A research framework called CRRL claims to fix a stubborn failure mode in autonomous vehicle AI: the tendency to get stuck and stay stuck.
Reinforcement learning agents in autonomous systems routinely stall in failure states, spending up to 70% of an episode immobilized. Bolting recovery rules onto an existing trained policy made things worse, not better — the policy and the recovery system worked against each other. The researchers behind CRRL argue the problem isn't a missing recovery mechanism but a training gap: policies were never taught to cooperate with one. Their fix is to use causal relationships extracted from real driving logs to shape the training signal, so the policy learns to anticipate stalls and adjust before or during recovery.
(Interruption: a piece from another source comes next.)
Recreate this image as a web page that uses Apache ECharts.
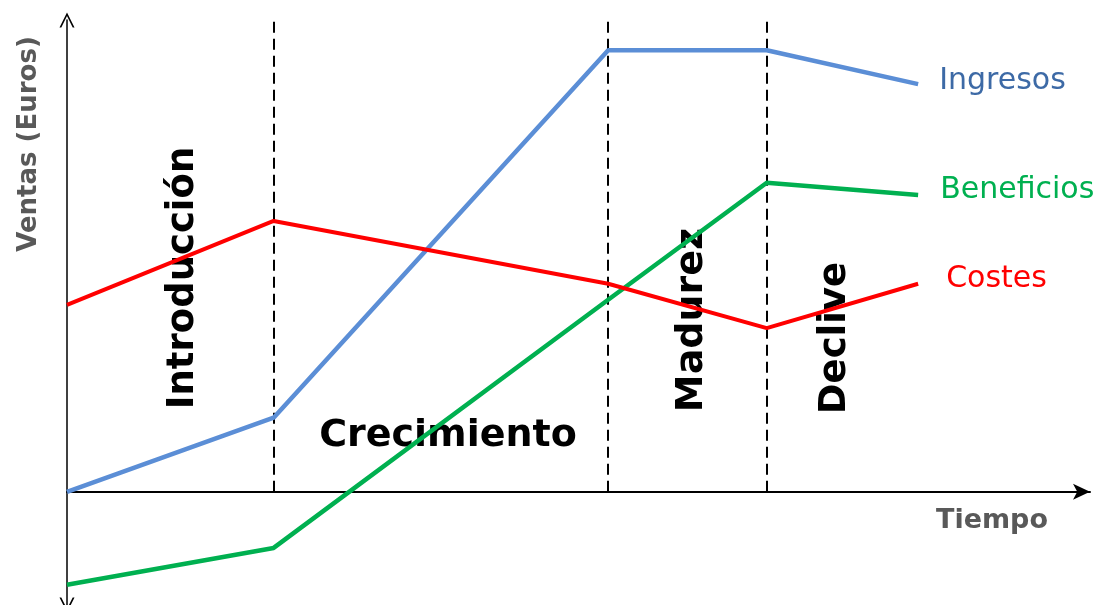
<!DOCTYPE html>
<html>
<head>
<meta charset="utf-8">
<script src="https://cdn.jsdelivr.net/npm/echarts@6/dist/echarts.min.js"></script>
<style>
  html, body { margin: 0; padding: 0; background: #fff; }
  #chart { width: 1105px; height: 605px; }
</style>
</head>
<body>
<div id="chart"></div>
<script>
// ciclo de vida del producto
var tiempo = [0, 20.2, 52.9, 68.4, 83.2];
var ingresos = [0, 15.7, 93.6, 93.6, 86.4];
var beneficios = [-19.7, -11.9, 40.7, 65.5, 62.9];
var costes = [39.6, 57.4, 44.1, 34.7, 44.1];
var limitesFases = [20.2, 52.9, 68.4];

function pares(ys) {
    var out = [];
    for (var i = 0; i < tiempo.length; i++) {
        out.push([tiempo[i], ys[i]]);
    }
    return out;
}

var lineasFase = [];
for (var i = 0; i < limitesFases.length; i++) {
    lineasFase.push([{coord: [limitesFases[i], 0]}, {coord: [limitesFases[i], 100]}]);
}

var fuente = '"DejaVu Sans"';
var chevron = 'path://M0,10 L5,0 L10,10 L8.8,10 L5,2.4 L1.2,10 Z';

var myChart = echarts.init(document.getElementById('chart'));
var option = {
    backgroundColor: '#fff',
    animation: false,
    grid: { left: 67, right: 15, top: 20, height: 585 },
    xAxis: {
        type: 'value', min: 0, max: 100,
        axisLine: { onZero: true, symbol: ['none', 'arrow'], symbolSize: [12, 17], lineStyle: { color: '#000', width: 2 } },
        axisTick: { show: false }, axisLabel: { show: false }, splitLine: { show: false }
    },
    yAxis: {
        type: 'value', min: -24, max: 100,
        axisLine: { show: true, onZero: false, symbol: [chevron, chevron], symbolSize: [15, 16], lineStyle: { color: '#000', width: 1.5 } },
        axisTick: { show: false }, axisLabel: { show: false }, splitLine: { show: false }
    },
    graphic: [
        { type: 'text', x: 29, y: 144, rotation: Math.PI / 2, z: 1,
          style: { text: 'Ventas (Euros)', fill: '#595959', font: 'bold 26px ' + fuente, align: 'center', verticalAlign: 'middle' } },
        { type: 'text', x: 992, y: 521, z: 1,
          style: { text: 'Tiempo', fill: '#595959', font: 'bold 27px ' + fuente, align: 'center', verticalAlign: 'middle' } },
        { type: 'text', x: 183, y: 278, rotation: Math.PI / 2, z: 1,
          style: { text: 'Introducción', fill: '#000', font: 'bold 37px ' + fuente, align: 'center', verticalAlign: 'middle' } },
        { type: 'text', x: 448, y: 436, z: 1,
          style: { text: 'Crecimiento', fill: '#000', font: 'bold 38px ' + fuente, align: 'center', verticalAlign: 'middle' } },
        { type: 'text', x: 692, y: 320, rotation: Math.PI / 2, z: 1,
          style: { text: 'Madurez', fill: '#000', font: 'bold 38px ' + fuente, align: 'center', verticalAlign: 'middle' } },
        { type: 'text', x: 835, y: 338, rotation: Math.PI / 2, z: 1,
          style: { text: 'Declive', fill: '#000', font: 'bold 37px ' + fuente, align: 'center', verticalAlign: 'middle' } }
    ],
    series: [
        {
            name: 'Ingresos', type: 'line', data: pares(ingresos), symbol: 'none', z: 5,
            lineStyle: { color: '#5b8ed6', width: 4.5 },
            endLabel: { show: true, formatter: '{a}', color: '#3d6aa6', fontSize: 30, fontFamily: fuente, offset: [13, -3] },
            markLine: {
                silent: true, symbol: ['none', 'none'], label: { show: false },
                lineStyle: { color: '#000', width: 2, type: [11, 6] },
                data: lineasFase
            }
        },
        {
            name: 'Beneficios', type: 'line', data: pares(beneficios), symbol: 'none', z: 5,
            lineStyle: { color: '#00b050', width: 4.5 },
            endLabel: { show: true, formatter: '{a}', color: '#00b050', fontSize: 30, fontFamily: fuente, offset: [14, -5] }
        },
        {
            name: 'Costes', type: 'line', data: pares(costes), symbol: 'none', z: 5,
            lineStyle: { color: '#ff0000', width: 4 },
            endLabel: { show: true, formatter: '{a}', color: '#ff0000', fontSize: 30, fontFamily: fuente, offset: [20, -5] }
        }
    ]
};
myChart.setOption(option);
</script>
</body>
</html>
The practical upshot is notable: in roundabout scenarios — among the harder navigation problems for autonomous systems — 9 of 20 test episodes required zero recovery intervention at all. That's a meaningful proxy for genuine navigation competence rather than a system limping through on safety rails. If the result holds at scale, it suggests causal-guided training could reduce the reliance on increasingly complex rule libraries that current systems depend on.
The framework is evaluated only in simulation across three scenarios with 20 episodes each, which is a thin empirical base. Whether causal relations extracted from logs transfer cleanly to edge-case real-world driving is the question no lab paper can answer.